Around 1792 B.C., a powerful ruler named Hammurabi (ham»uh*RAUB»ee) came to power in the city of Babylon and conquered most of the upper Tigris-Euphrates Valley. More than just an outstanding military leader, Hammurabi was an outstanding political leader as well. He is best known for the Code of Hammurabi, a collection of laws compiled under his direction. Like the Akkadians, the Babylonians copied many aspects ot Sumerian culture, including their religious beliefs.

Sometime in the 1600s B.C., yet another group of warlike peoples, an Indo-European speaking group known as the Hittites, invaded the Tigris-Euphrates Valley from Asia Minor. The Hittites were among the first to use iron weapons. They also introduced a new, more reasonable set of laws than the harsher ones laid down in Hammurabi’s code. Yet, while they conquered Babylon, the Hittites were unable to hold the region for long and eventually withdrew to their new home base in Asia Minor.

After a prolonged period of further invasions by migrating peoples, about 900 B.C. the Assyrians, a Semitic-speaking people, began to expand their rule throughout the Fertile Crescent. Eventually, they conquered a vast empire that stretched from Egypt to the Iranian Plateau.

The Assyrians excelled in warfare. They were the first to make extensive use of cavalry units of soldiers mounted on horses. They also waged war ferociously, frequently killing their war captives and sometimes massacring the inhabitants of cities they conquered to instill terror in others. They ruled their empire through an efficient system of imperial bureaucracy. Governors ruled conquered territories and made regular reports to the king. To ensure loyalty, secret inspectors checked up on the governors and reported on their activities to the king directly. Like other conquerors before them, the Assyrians were influenced by the earlier patterns of Sumerian civilization. In fact, it was while excavating the great library of the Assyrian capital of Nineveh that modern archaeologists found a copy of the ancient Sumerian Epic of Gilgamesh, one of the oldest works of literature known.

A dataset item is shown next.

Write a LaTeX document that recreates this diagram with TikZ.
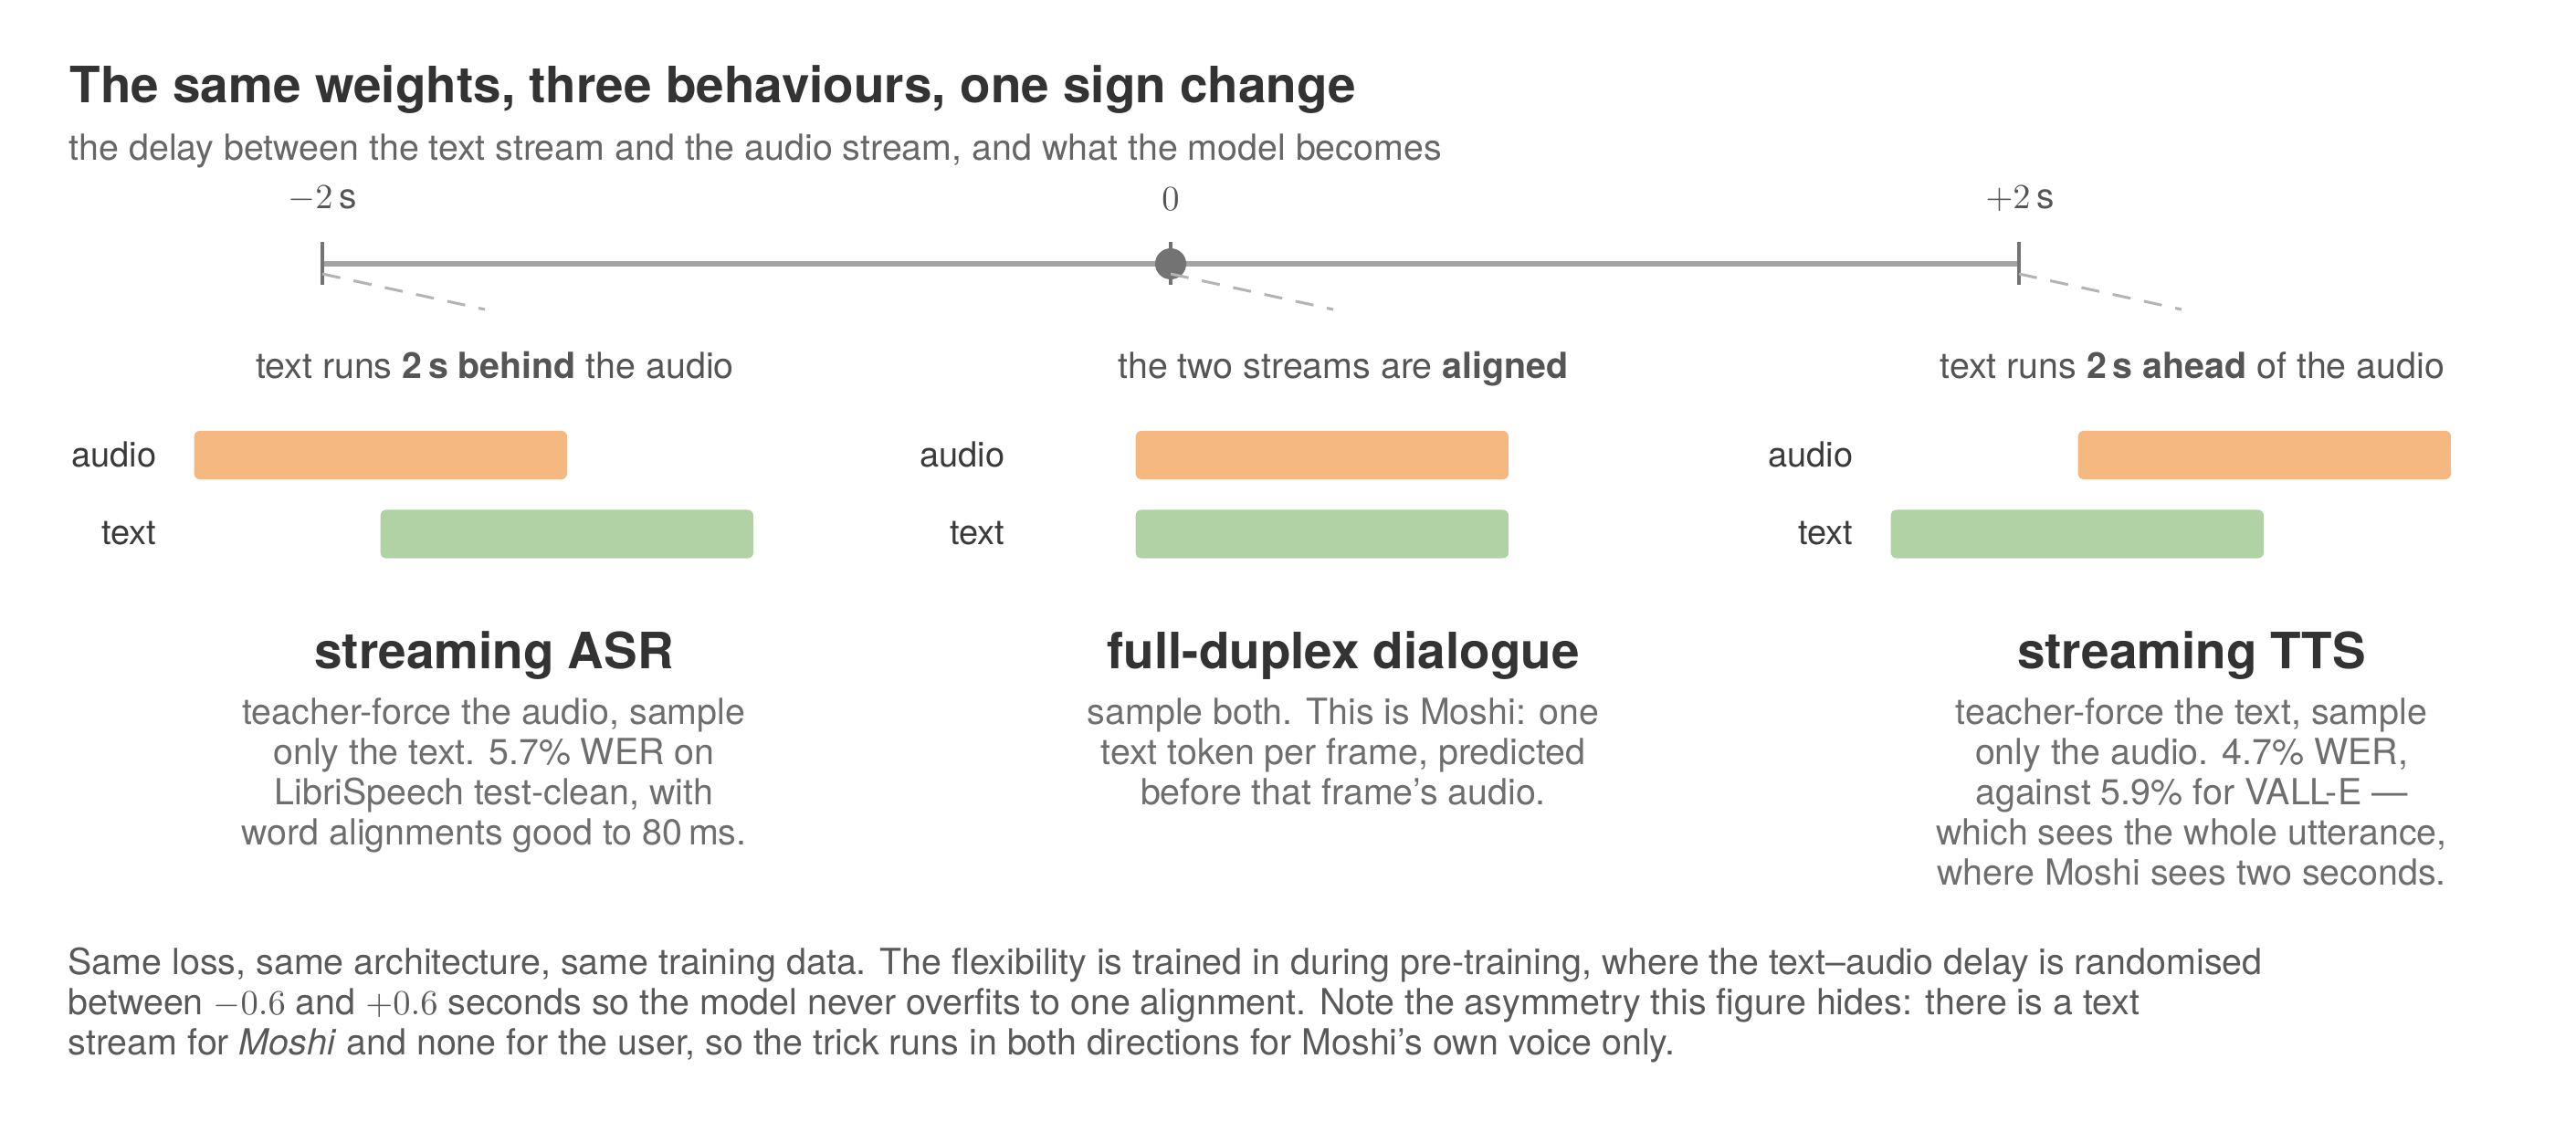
\documentclass[tikz,border=0pt]{standalone}
\usepackage{fontspec}
\setmainfont{TeX Gyre Heros}
\definecolor{ink}{HTML}{333333}
\definecolor{subink}{HTML}{666666}
\definecolor{headink}{HTML}{555555}
\definecolor{labink}{HTML}{3A3A3A}
\definecolor{bodyink}{HTML}{6E6E6E}
\definecolor{noteink}{HTML}{595959}
\definecolor{audiofill}{HTML}{F4B880}
\definecolor{textfill}{HTML}{B0D2A4}
\definecolor{axisgray}{HTML}{A3A3A3}
\definecolor{tickgray}{HTML}{737373}
\definecolor{guidegray}{HTML}{B3B3B3}
\begin{document}
\begin{tikzpicture}[x=0.01cm,y=-0.01cm,
    audiobar/.style={fill=audiofill,rounded corners=0.06cm,minimum width=4.08cm,minimum height=0.53cm,anchor=west,inner sep=0},
    textbar/.style={audiobar,fill=textfill},
    streamlab/.style={anchor=base east,inner sep=0,text=labink,font=\fontsize{10.8}{12.5}\selectfont},
    headline/.style={anchor=base,inner sep=0,text=headink,font=\fontsize{11.2}{12.5}\selectfont},
    modetitle/.style={anchor=base,inner sep=0,text=ink,font=\fontsize{15.6}{18}\selectfont\bfseries},
    modebody/.style={anchor=base,inner sep=0,align=center,text=bodyink,font=\fontsize{11.2}{12.5}\selectfont},
    ticklab/.style={anchor=base,inner sep=0,text=headink,font=\fontsize{11}{12}\selectfont},
    tickmark/.style={draw=tickgray,line width=1.1pt},
    guide/.style={draw=guidegray,line width=0.85pt,dash pattern=on 0.2cm off 0.15cm}]
    \useasboundingbox (0,0) rectangle (2821,1240);
    \node[anchor=base west,inner sep=0,text=ink,font=\fontsize{15.6}{18}\selectfont\bfseries] (title) at (76,113) {The same weights, three behaviours, one sign change};
    \node[anchor=base west,inner sep=0,text=subink,font=\fontsize{11.2}{12.5}\selectfont] (subtitle) at (75,176) {the delay between the text stream and the audio stream, and what the model becomes};

    \coordinate (tm) at (353,289);
    \coordinate (t0) at (1282,289);
    \coordinate (tp) at (2211,289);
    \draw[draw=axisgray,line width=1.7pt] (tm) -- (tp);
    \draw[tickmark] ([yshift=0.24cm]tm) -- ([yshift=-0.23cm]tm);
    \draw[tickmark] ([yshift=0.24cm]t0) -- ([yshift=-0.23cm]t0);
    \draw[tickmark] ([yshift=0.24cm]tp) -- ([yshift=-0.23cm]tp);
    \fill[tickgray] (t0) circle (0.17cm);
    \node[ticklab] (tmlab) at (353,229) {$-2\,\mathrm{s}$};
    \node[ticklab] (t0lab) at (1282,231) {$0$};
    \node[ticklab] (tplab) at (2212,229) {$+2\,\mathrm{s}$};
    \coordinate (gm) at (531,339);
    \coordinate (g0) at (1460,339);
    \coordinate (gp) at (2389,339);
    \draw[guide] ([yshift=-0.11cm]tm) -- (gm);
    \draw[guide] ([yshift=-0.11cm]t0) -- (g0);
    \draw[guide] ([yshift=-0.11cm]tp) -- (gp);

    \node[headline] (asrhead) at (542,415) {text runs \textbf{2\,s behind} the audio};
    \node[audiobar] (asraudio) at (212,498.5) {};
    \node[textbar] (asrtext) at (416,585) {};
    \node[streamlab] (asraudiolab) at (172,512) {audio};
    \node[streamlab] (asrtextlab) at (172,597) {text};
    \node[modetitle] (asrtitle) at (541,733) {streaming ASR};
    \node[modebody] (asrbody) at (541,925) {teacher-force the audio, sample\\only the text.  5.7\% WER on\\LibriSpeech test-clean, with\\word alignments good to 80\,ms.};

    \node[headline] (duphead) at (1471,415) {the two streams are \textbf{aligned}};
    \node[audiobar] (dupaudio) at (1243,498.5) {};
    \node[textbar] (duptext) at (1243,585) {};
    \node[streamlab] (dupaudiolab) at (1101,512) {audio};
    \node[streamlab] (duptextlab) at (1101,597) {text};
    \node[modetitle] (duptitle) at (1471,733) {full-duplex dialogue};
    \node[modebody] (dupbody) at (1471,881) {sample both.  This is Moshi: one\\text token per frame, predicted\\before that frame's audio.};

    \node[headline] (ttshead) at (2401,415) {text runs \textbf{2\,s ahead} of the audio};
    \node[audiobar] (ttsaudio) at (2275,498.5) {};
    \node[textbar] (ttstext) at (2070,585) {};
    \node[streamlab] (ttsaudiolab) at (2030,512) {audio};
    \node[streamlab] (ttstextlab) at (2030,597) {text};
    \node[modetitle] (ttstitle) at (2400,733) {streaming TTS};
    \node[modebody] (ttsbody) at (2400,969) {teacher-force the text, sample\\only the audio.  4.7\% WER,\\against 5.9\% for VALL-E ---\\which sees the whole utterance,\\where Moshi sees two seconds.};

    \node[anchor=base west,inner sep=0,align=left,text=noteink,font=\fontsize{11.2}{12.5}\selectfont] (note) at (74,1155) {Same loss, same architecture, same training data.  The flexibility is trained in during pre-training, where the text--audio delay is randomised\\between $-0.6$ and $+0.6$ seconds so the model never overfits to one alignment.  Note the asymmetry this figure hides: there is a text\\stream for \emph{Moshi} and none for the user, so the trick runs in both directions for Moshi's own voice only.};
\end{tikzpicture}
\end{document}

The Assyrians’ tactics won them many enemies. Finally, in 612 B.C., an alliance of their foes, led by the Medes and the Chaldeans, captured and totally destroyed the Assyrian capital of Nineveh and put an end once and for all to Assyrian power.

Under the leadership of king Nebuchadnezzar (neb*uh«kuhd»NEZ»uhr), the Chaldeans conquered most of the Fertile Crescent. Babylon, their capital, once again became a large and rich city. After Nebuchadnezzar’s death, however, this brief revival of Babylonian power faltered and in 539 Babylon fell to yet another Indo-European speaking people from the Iranian Plateau, the Persians. Under their great rulers, Cyrus the Great and Darius I, the Persians created the largest empire yet seen, ruling the peoples of southwest Asia and Egypt with an efficient and generally tolerant imperial bureaucracy.